#### [WHAT IS EXPECTED]
Find the lines with the string "diagram" and return them.

#### [DATA LINES]
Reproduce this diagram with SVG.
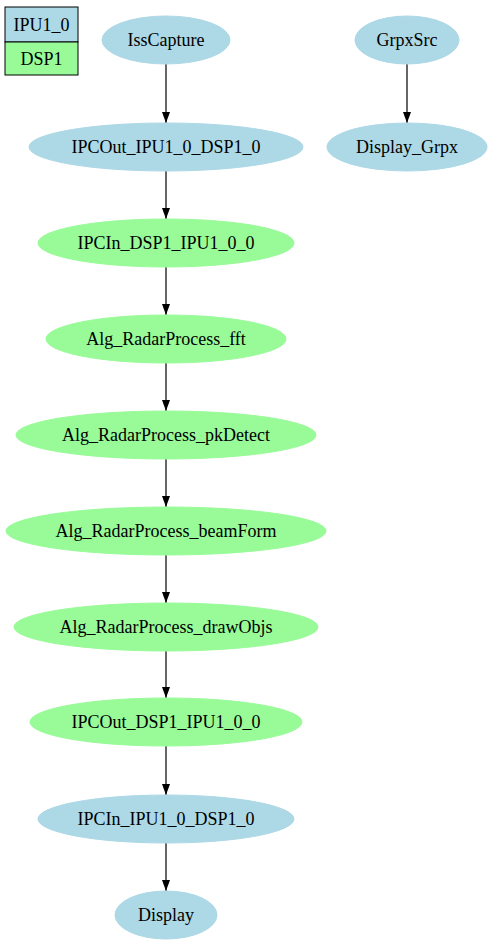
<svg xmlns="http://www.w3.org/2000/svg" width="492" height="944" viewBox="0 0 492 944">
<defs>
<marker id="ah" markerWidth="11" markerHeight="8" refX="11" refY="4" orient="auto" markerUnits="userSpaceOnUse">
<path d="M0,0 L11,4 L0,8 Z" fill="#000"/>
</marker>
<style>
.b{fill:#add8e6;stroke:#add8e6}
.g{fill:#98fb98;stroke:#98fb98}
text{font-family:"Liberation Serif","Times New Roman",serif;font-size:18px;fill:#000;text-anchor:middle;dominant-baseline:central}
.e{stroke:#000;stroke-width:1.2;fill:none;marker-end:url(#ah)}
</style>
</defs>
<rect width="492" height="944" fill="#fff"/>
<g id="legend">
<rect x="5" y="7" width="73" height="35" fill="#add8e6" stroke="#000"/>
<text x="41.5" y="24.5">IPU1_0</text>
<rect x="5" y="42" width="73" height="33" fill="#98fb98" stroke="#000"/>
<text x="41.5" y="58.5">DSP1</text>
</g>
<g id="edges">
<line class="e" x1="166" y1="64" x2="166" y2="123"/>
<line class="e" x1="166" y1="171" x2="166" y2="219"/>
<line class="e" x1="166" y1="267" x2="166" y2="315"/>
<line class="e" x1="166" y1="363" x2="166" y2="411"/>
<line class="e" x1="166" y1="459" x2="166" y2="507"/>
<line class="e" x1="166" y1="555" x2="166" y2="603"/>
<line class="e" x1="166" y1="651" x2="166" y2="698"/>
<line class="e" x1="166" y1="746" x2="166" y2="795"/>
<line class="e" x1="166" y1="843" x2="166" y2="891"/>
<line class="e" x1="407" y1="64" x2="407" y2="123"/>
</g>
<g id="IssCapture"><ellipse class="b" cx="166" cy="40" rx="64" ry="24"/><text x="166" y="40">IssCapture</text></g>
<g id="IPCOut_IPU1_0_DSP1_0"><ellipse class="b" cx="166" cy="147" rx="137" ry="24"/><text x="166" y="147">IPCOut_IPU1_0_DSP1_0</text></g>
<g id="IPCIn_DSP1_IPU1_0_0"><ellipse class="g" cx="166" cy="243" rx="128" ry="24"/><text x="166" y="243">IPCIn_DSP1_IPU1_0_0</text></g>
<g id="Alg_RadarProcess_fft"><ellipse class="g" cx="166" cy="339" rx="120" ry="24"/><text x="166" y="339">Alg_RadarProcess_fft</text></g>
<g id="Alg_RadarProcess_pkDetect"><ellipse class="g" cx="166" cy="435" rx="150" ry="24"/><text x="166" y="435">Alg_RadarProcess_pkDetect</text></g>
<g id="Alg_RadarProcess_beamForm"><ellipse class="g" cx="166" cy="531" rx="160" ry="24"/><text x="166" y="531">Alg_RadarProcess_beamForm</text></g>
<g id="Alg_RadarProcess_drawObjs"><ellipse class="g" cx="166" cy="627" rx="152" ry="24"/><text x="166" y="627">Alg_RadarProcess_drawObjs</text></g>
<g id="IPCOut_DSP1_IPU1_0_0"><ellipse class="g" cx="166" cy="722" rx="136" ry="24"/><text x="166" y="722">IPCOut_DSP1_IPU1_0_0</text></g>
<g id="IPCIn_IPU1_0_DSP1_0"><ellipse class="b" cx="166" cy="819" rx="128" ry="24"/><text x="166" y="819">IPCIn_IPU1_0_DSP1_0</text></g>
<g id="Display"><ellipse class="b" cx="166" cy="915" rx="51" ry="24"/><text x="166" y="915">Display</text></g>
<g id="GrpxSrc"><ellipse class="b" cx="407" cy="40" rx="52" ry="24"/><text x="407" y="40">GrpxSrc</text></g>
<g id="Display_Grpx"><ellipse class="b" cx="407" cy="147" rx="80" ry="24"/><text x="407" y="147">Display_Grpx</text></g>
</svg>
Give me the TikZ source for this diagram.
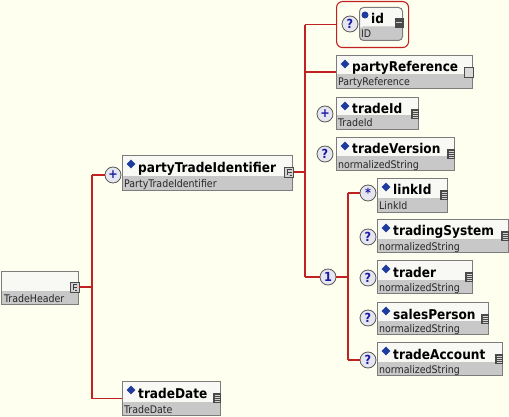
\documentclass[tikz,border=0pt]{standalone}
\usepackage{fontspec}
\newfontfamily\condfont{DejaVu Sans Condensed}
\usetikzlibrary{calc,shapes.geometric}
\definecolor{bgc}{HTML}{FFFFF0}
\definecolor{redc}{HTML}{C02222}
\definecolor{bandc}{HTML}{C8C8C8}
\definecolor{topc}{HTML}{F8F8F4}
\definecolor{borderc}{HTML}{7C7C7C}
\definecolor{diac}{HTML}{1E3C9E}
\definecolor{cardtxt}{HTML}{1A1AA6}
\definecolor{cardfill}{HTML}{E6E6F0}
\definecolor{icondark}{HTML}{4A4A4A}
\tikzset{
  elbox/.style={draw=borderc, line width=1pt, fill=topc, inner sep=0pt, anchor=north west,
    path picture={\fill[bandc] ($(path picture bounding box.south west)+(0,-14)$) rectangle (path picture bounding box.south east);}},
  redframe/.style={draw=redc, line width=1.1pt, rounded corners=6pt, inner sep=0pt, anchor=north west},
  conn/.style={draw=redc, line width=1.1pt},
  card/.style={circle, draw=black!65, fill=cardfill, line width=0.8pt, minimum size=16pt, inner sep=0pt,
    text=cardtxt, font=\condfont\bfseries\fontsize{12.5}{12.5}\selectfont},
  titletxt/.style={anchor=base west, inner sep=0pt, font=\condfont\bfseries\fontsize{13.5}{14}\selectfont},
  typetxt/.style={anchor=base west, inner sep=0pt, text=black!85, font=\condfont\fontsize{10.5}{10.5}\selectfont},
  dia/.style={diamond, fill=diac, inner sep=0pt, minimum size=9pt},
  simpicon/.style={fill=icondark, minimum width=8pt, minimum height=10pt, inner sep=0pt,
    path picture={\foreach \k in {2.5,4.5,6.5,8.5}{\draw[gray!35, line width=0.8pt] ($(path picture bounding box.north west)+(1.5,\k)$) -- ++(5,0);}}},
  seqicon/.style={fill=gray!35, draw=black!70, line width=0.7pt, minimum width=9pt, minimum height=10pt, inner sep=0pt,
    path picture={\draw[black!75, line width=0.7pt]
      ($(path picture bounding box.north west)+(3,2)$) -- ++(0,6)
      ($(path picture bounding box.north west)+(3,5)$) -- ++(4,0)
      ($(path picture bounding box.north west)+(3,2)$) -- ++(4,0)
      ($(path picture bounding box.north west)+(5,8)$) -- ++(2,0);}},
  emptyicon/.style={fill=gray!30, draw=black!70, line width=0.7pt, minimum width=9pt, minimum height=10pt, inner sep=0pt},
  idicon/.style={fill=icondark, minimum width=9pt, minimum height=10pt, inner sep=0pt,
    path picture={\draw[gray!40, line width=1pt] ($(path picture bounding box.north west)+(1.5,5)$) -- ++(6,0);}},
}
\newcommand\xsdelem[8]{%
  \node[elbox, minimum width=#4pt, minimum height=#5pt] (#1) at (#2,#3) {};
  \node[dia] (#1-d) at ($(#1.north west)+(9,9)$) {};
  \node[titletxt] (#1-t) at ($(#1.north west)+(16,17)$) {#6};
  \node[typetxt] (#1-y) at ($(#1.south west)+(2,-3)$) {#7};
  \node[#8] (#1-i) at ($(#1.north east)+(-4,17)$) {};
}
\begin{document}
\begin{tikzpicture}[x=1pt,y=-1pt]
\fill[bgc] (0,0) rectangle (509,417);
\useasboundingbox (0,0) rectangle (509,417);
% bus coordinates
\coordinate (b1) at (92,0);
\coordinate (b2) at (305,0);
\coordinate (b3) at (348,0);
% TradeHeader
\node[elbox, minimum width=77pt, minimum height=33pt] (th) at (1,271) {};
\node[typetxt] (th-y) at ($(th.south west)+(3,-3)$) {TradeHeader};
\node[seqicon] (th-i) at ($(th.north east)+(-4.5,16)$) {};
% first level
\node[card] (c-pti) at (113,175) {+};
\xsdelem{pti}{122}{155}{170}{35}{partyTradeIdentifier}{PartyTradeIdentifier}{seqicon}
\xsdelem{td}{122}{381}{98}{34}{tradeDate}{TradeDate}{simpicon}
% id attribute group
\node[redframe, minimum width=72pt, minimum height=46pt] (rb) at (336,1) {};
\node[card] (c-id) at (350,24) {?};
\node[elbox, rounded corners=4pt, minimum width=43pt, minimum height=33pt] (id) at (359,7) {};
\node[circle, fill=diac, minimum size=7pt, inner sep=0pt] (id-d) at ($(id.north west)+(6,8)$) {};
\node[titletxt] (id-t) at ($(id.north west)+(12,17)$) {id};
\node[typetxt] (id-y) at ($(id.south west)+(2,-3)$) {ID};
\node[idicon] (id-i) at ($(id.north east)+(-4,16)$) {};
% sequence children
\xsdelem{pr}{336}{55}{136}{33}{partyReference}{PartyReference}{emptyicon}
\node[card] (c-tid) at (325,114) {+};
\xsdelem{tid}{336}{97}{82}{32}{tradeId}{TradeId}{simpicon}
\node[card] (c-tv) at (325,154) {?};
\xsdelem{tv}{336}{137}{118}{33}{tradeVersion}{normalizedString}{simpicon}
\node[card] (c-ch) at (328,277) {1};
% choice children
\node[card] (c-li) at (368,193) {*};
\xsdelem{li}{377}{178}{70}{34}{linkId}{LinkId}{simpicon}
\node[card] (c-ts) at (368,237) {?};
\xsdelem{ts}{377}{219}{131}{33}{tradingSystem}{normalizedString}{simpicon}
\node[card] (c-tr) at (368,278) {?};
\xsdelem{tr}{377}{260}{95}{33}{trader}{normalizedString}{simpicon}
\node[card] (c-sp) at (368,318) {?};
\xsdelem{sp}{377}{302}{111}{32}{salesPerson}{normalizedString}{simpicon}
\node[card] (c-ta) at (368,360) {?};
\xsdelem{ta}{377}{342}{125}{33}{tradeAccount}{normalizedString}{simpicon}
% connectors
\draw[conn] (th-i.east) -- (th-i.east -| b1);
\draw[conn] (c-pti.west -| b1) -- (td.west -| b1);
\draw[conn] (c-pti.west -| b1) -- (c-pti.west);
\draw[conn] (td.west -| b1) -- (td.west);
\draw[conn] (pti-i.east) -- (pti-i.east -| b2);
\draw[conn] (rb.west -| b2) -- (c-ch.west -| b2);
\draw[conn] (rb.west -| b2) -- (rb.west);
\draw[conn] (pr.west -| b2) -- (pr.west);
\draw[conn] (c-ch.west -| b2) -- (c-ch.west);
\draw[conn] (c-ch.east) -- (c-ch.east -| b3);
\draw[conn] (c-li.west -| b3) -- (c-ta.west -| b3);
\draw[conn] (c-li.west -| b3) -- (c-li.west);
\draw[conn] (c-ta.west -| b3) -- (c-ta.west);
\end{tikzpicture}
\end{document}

#### [FINISHED TASK]
Reproduce this diagram with SVG.
Give me the TikZ source for this diagram.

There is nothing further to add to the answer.